(Dataset rows)
════════════════════

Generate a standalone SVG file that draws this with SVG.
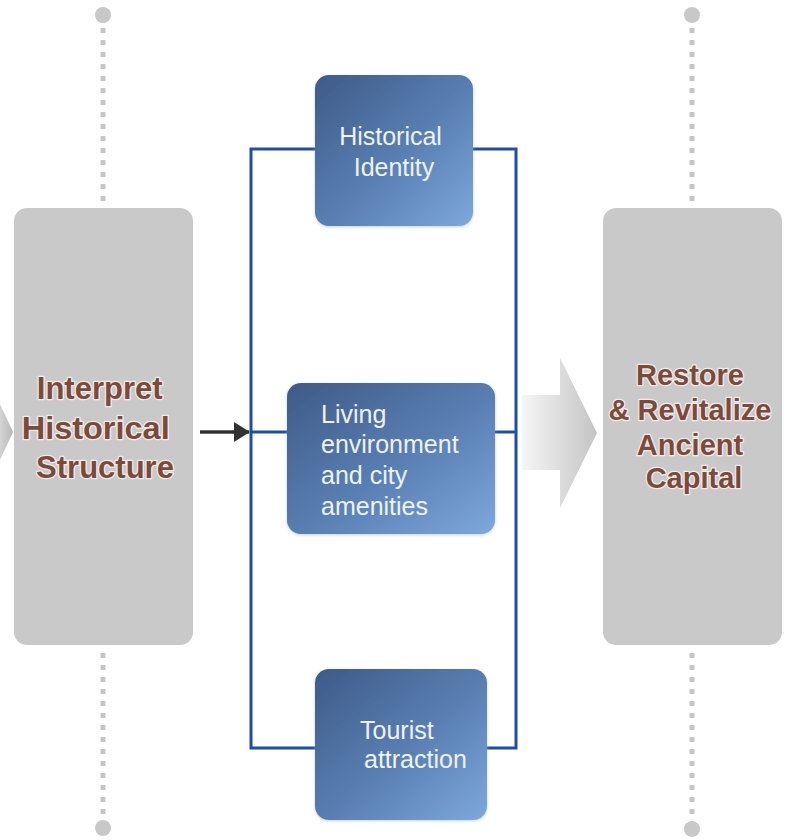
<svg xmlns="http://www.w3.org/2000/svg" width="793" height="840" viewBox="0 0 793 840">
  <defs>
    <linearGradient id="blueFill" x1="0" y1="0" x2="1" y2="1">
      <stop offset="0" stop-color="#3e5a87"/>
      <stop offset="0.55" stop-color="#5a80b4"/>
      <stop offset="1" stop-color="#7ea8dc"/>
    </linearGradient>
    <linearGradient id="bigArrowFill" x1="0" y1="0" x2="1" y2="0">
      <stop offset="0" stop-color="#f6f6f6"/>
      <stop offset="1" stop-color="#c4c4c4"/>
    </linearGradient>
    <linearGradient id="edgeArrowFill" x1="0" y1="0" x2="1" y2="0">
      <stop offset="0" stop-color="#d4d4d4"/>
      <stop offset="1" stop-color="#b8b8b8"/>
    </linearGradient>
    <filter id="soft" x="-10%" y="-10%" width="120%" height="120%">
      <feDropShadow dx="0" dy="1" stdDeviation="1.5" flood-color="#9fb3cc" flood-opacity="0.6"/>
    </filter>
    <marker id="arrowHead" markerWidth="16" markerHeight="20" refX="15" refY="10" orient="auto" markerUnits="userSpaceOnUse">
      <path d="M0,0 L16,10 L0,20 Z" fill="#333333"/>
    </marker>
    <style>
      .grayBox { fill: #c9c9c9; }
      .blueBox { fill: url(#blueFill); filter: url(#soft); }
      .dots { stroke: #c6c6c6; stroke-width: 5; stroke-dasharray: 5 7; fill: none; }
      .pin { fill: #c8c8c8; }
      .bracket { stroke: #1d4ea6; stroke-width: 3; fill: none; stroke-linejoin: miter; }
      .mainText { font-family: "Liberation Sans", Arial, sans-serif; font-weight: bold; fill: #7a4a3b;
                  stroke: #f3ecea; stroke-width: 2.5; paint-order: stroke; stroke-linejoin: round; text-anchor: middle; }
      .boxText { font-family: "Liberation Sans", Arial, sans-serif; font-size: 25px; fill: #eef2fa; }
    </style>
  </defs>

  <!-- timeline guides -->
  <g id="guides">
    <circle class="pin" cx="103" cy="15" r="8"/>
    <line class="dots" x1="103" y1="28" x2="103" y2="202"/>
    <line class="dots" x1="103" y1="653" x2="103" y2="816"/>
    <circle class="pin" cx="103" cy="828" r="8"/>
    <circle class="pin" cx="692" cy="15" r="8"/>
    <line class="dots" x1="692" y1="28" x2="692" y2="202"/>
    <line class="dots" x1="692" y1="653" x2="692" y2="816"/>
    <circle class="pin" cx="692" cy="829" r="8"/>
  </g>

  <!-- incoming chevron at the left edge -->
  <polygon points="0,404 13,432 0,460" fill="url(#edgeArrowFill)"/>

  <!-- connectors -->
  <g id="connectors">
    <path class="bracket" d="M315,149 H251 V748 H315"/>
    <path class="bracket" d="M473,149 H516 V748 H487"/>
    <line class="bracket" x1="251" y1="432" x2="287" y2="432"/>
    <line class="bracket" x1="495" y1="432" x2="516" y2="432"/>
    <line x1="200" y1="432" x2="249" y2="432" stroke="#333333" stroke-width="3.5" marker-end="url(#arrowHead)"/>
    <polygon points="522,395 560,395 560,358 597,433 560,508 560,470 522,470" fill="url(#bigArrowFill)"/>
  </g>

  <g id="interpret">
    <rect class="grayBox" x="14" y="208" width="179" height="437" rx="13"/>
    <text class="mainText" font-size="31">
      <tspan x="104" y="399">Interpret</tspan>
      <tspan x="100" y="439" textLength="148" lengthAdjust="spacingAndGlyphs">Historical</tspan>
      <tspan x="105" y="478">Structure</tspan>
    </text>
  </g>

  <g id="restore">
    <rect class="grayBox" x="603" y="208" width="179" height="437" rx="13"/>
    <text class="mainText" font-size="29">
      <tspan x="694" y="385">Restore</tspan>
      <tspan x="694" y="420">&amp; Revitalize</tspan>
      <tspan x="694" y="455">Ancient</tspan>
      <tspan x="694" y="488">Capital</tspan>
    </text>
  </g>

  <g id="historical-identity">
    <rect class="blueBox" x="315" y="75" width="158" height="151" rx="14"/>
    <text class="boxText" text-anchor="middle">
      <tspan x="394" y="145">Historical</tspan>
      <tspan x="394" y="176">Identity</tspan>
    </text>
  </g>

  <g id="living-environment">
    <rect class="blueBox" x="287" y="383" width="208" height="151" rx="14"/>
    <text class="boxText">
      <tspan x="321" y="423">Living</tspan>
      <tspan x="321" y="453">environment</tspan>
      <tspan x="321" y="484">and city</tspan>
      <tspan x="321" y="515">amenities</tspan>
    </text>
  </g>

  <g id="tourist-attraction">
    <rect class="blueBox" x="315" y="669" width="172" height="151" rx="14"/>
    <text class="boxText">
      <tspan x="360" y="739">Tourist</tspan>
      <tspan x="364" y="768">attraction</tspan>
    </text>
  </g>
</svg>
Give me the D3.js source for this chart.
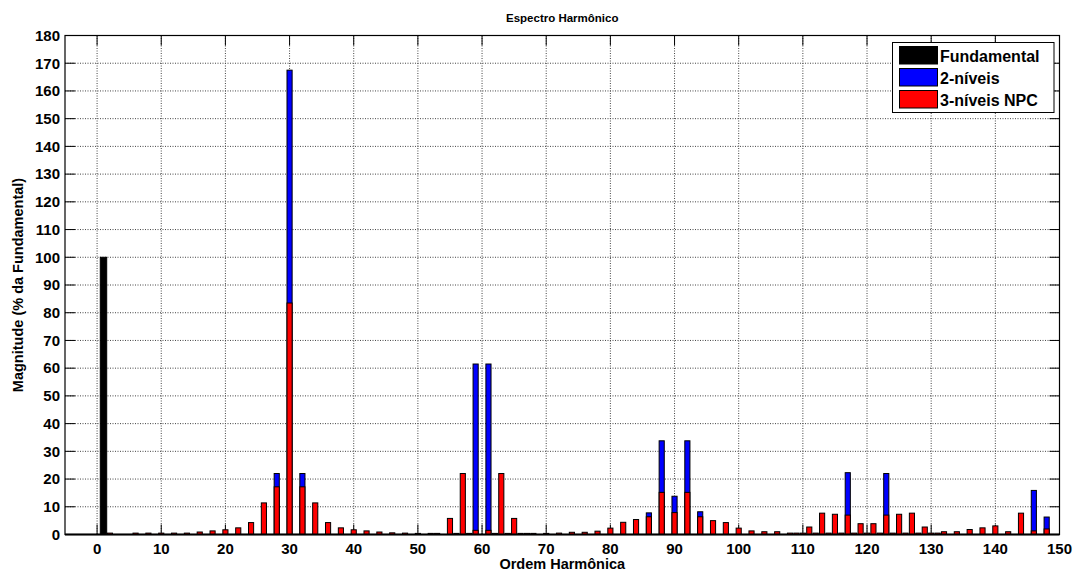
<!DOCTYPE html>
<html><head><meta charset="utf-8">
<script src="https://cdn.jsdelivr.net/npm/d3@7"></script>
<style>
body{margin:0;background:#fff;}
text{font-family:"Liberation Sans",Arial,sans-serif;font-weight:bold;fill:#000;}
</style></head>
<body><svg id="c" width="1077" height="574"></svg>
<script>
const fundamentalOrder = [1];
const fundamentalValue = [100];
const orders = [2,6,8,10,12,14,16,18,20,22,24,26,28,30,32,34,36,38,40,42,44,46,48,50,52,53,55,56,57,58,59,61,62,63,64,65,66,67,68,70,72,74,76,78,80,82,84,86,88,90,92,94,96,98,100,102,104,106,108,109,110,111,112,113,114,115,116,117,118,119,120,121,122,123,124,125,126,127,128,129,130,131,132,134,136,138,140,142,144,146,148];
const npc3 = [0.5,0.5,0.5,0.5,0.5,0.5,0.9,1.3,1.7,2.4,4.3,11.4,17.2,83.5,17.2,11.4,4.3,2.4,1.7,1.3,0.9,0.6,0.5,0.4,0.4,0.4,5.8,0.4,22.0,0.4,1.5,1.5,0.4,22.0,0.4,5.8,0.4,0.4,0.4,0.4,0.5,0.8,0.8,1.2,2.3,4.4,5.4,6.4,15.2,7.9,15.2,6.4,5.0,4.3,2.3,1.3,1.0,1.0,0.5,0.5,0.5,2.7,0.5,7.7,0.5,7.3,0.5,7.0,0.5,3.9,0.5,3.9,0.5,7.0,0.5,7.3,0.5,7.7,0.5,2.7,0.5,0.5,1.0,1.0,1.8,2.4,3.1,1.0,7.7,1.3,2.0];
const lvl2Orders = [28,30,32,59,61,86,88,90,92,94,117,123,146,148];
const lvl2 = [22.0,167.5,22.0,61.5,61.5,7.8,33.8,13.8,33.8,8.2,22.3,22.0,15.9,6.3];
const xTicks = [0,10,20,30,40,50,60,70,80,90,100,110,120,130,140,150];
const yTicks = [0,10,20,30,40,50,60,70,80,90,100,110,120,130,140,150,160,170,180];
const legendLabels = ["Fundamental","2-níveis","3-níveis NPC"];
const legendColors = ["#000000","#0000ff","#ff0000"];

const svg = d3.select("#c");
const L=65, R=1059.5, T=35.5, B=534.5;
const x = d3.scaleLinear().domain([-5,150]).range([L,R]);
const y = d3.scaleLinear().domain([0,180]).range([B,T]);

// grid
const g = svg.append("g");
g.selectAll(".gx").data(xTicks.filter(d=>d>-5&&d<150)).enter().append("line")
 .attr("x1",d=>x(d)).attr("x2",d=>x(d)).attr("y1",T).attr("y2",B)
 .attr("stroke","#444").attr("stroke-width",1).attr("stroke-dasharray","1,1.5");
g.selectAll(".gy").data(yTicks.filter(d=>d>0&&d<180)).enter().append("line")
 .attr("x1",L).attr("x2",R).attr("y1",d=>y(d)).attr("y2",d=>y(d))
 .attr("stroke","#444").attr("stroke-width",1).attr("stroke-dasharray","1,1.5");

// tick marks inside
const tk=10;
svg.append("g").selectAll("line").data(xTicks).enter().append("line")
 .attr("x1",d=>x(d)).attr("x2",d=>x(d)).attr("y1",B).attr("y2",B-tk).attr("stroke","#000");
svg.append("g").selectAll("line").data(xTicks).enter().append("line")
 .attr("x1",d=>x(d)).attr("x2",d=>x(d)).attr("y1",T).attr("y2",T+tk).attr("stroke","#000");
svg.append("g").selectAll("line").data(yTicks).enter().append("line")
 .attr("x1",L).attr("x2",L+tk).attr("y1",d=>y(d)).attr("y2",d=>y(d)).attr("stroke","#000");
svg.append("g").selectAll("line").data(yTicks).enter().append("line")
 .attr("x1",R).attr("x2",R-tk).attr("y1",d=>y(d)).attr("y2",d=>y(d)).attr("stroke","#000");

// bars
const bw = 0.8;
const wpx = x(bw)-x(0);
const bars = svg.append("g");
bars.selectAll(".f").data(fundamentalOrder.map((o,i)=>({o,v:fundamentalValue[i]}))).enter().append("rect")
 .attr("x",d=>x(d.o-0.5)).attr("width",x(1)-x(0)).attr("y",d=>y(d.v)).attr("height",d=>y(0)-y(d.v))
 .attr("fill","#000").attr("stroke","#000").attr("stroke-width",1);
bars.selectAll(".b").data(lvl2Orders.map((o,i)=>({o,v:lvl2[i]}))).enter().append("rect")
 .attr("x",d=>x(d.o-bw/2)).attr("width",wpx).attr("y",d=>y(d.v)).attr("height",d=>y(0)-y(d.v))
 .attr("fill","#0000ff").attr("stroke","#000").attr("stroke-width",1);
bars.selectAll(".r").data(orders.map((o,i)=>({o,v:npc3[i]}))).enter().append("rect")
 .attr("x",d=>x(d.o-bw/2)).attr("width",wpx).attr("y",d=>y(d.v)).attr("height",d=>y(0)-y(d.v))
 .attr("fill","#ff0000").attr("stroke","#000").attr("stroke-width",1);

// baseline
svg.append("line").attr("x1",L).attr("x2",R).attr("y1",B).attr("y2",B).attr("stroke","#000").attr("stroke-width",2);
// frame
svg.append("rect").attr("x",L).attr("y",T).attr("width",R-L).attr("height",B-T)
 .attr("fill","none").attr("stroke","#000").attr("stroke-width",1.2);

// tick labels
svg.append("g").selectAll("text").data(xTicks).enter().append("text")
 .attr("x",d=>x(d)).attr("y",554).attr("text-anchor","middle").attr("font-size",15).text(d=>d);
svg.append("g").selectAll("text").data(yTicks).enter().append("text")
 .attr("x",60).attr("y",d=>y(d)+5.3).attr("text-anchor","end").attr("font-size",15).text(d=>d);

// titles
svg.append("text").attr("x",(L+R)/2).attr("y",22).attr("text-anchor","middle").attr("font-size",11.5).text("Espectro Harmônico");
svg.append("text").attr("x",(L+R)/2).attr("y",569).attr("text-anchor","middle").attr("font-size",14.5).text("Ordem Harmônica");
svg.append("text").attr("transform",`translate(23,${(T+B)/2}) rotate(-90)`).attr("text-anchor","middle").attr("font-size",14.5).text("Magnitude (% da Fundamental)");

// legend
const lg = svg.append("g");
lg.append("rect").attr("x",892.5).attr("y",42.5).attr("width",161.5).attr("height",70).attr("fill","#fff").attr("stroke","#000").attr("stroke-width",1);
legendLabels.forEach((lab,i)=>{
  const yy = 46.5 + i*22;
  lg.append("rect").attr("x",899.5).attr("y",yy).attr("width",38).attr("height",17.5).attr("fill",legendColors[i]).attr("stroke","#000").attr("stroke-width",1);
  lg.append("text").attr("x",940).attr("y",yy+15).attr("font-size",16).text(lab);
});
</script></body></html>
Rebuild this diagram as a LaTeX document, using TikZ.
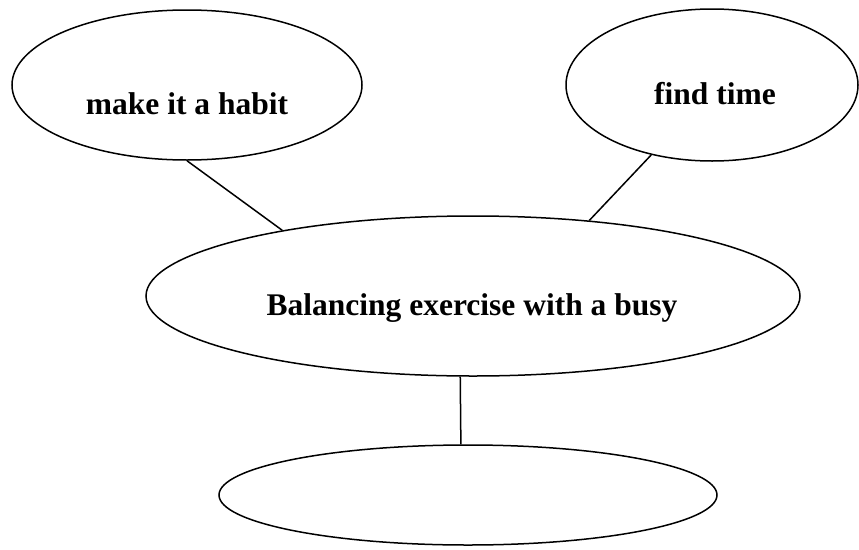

════════════════════

### Task brief
Find every line in the records above that holds the word "this", and copy each one.

### Final result
Generate a standalone SVG file that draws this with SVG.
Give me the D3.js source for this chart.
Rebuild this diagram as a LaTeX document, using TikZ.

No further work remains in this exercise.